Reading “The Fountainhead” might just be one of the most contradictory experiences of my life. It has been fascinating, annoying, illuminating, depressing and uplifting all at the same time and will be one of the few books I’ve read in over 30 years which I can genuinely say will have a long-lasting effect on my life.
This sense of contradiction, I feel sure, would sit well with the author, Ayn Rand. The entire book consists mostly of regularly place monologues by the various characters who turn logic and emotion on its head and cause you to reconsider even your most fundamental ethics. In this story, rape is heroic and romantic, love is attempting to destroy the one you love; it is the altruist, the person who dedicates their lives to the service of others, who is the villain and the selfish individualist who is the hero. Coming to that conclusion requires hours and hours of attentive reading; “The Fountainhead” is not a short book.

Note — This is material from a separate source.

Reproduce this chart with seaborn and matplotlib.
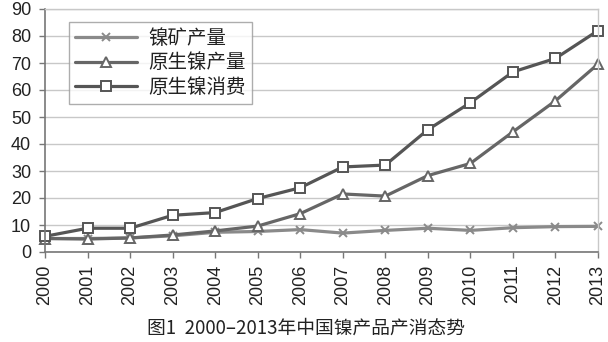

It took longer even longer for me – four months in fact – because I could not bear more than a few pages at a time, such was the magnitude of its impact. I was often left dazed, on many levels, and unable to carry on. Sometimes even once the book was down I felt impotent and unable to continue a single task. The effect was ghastly yet I was always drawn back to the pages.
I’ve giving the book a five-star rating despite the fact that the characters are, to an extent, two-dimensional and the plot, at times, coldly melodramatic and even a little comically and needlessly messianic at times. I’ve stated in reviews before that the mark of a good novel for me is that once the last word has been read I should be disappointed that the book has come to an end and I would want the characters to live on. I care very little about the ‘hero’ Howard Roark nor his hidden nemesis Toohey or any of the other characters within. I’m not sorry the book is over – in fact I’m relieved; if there was a sequel I wouldn’t read it. I probably won’t read this novel again.
So why the highest rating? Because this is a book which can’t be judged by traditional markers. I care nothing about architecture – the chief vehicle for driving the plot onwards – and I disagree with much of the sentiments of the author and characters she has speak on her behalf. Yet I found every statement thought-provoking and challenging; every character, cold, distant and yet somehow expressing some of my innermost feelings and fears. Never have I been more disturbed by a book and yet, despite this life-changing experience, nothing has changed in my ethics or beliefs; indeed, I’m more focused and certain than ever before.
To try and explain how or why this is would be pointless – you have to read the book for yourself – but it is easy to see why this novel has remained in the pantheon of the best intellectual books more than 70 years after first publication. In fact, it was a young friend who recommended to me and I was most surprised to find she had. Surprised, but also delighted.
The author states, in the 1968 introduction to the book that she writes of ‘things as they ought to be’ and how she wanted to create ‘the projection of an ideal man’. For her, this is a case of renouncing religion and championing ‘the glory of man’ going so far as to see her book as a guide to this end for young men and women. I can see why 12 publishers rejected it, thinking there was no audience. It is as philosophically challenging today as it would have been then. For me though, the author succeeds in a very different aim.
My greatest struggle with the novel was the presentation of the philosophical reality of secular human society. For all the rights and wrongs of religion, there is something frighteningly cold and ‘inhuman’ about the world Rand presents but it is a world I recognise nonetheless and it makes me shudder. Roark is not the ‘ideal man’ and individualism is not ‘the glory of man’ yet today the world wants all of this while still clinging to the illusion of society working together and altruism held as the highest virtue.
Rand’s hoped-for world is ever closer today but it is not one I am looking forward to. “The Fountainhead”, by accident I believe, stands along with those giant novels like “1984” and “Brave New World” in warning of a world we really do not want to live in. But unlike those aforementioned masterpieces, Rand doesn’t show us that predicted world but dreams of it coming to happen and presents it as the downtrodden messiah unrecognised by all but a few. The world I fear is the one she wants to see come to pass. May I not live long enough to see it happen.